The Liquidity Problem

VC as an asset class depends on exits — IPOs or acquisitions that return capital to LPs. The 2021–2024 period saw the IPO window effectively close for most technology companies, creating a backlog of late-stage companies that raised at peak valuations and cannot exit without crystallizing losses. Without exits, LPs don't receive distributions, fund performance stays unrealized, and information about which bets actually worked is delayed by years. The resolution of this backlog — through eventual IPOs, strategic acquisitions, or down-round restructurings — will determine the actual return profile of 2019–2022 vintage funds and recalibrate risk appetite for the next cycle.

The Information Advantage Decay

Early-stage VC returns historically derived from information advantages: VCs knew which founders were exceptional, which technologies were real, which markets were ready to tip before the broader market did. AI tooling is compressing those advantages. Market analysis is faster, founder track records are more transparent, and more capital is chasing fewer genuinely differentiated deals.

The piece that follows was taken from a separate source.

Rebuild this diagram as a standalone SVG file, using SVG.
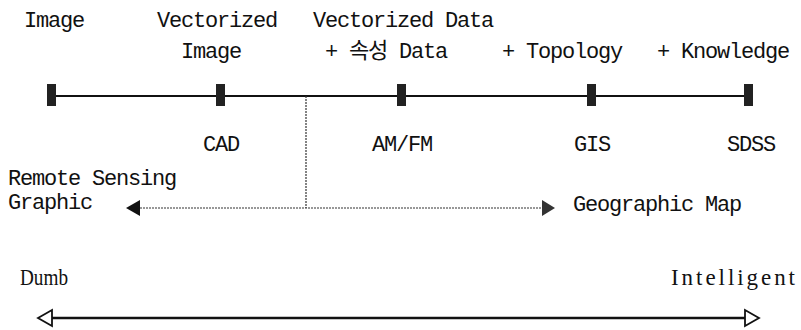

Firms that sustain strong returns will be those with real founder relationships and deep sector knowledge — durable economic moats rather than pattern-matching heuristics that any competent analyst with good AI tools can now replicate.

Open Questions

  • How much of AI application-layer value survives commoditization of the underlying models?
  • Will the IPO backlog resolve through recovery or restructuring, and what does each path signal about the 2019–2022 vintage?
  • As information advantages compress, does VC alpha increasingly collapse to a few relationship-driven firms, or does the field stratify in a new way?
  • How do sovereign wealth funds and corporate strategics entering early-stage investing change GP incentive structures and return expectations?